I've been with my financial planner at Morgan Stanley for about 13 years. She has been really great to me, calling to check on me, reminding me to invest, teaching me about funds, giving me lots of sober advice. I feel lucky to have her because I'm not a wealthy guy and normally her clients have much more money under management than I do (I happened to get passed to her when my original advisor quit.)
My problem is I've been learning a lot that makes me concerned I'm not earning the returns I need to retire on time. For example, I found out my fees are 1.45 percent which is pretty high. I thought I could live with that because her guidance and advice is valuable to me. But I've also learned that managed funds (which is what she has my money in) almost always underperform the market, like 90% of the time; a fund manager just can't reliably beat the overall market returns. And even if they do, they have to beat the market by a lot to also make up for that management fee they charge. I've been learning about John Bogle and low-cost index funds and that really seems a way to shrink my fees drastically, while also earning steady market returns.

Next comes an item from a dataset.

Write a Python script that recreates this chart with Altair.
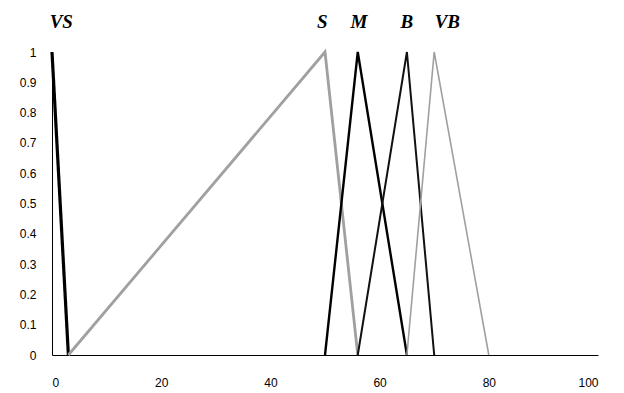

My fiancé says I should just talk to her and tell her I want to do, and it's just business. I'm hesitating because I don't want to lose her as a resource, and I also wonder what if my managed fund happens to be one of the lucky few that does beat the market? Is there an easy/understandable way I can see if my fund ("Trak") is really a good one or just mediocre?
I'm concerned about making a mistake and because I'm in my 40s, I don't have endless years to make up what I'll need in my 60s.
Has anyone else made the move from high-fee managed funds to index funds? Was it a good idea? Anything I should know or do to not be sorry later?
Thanks in advance for any advice or perspective!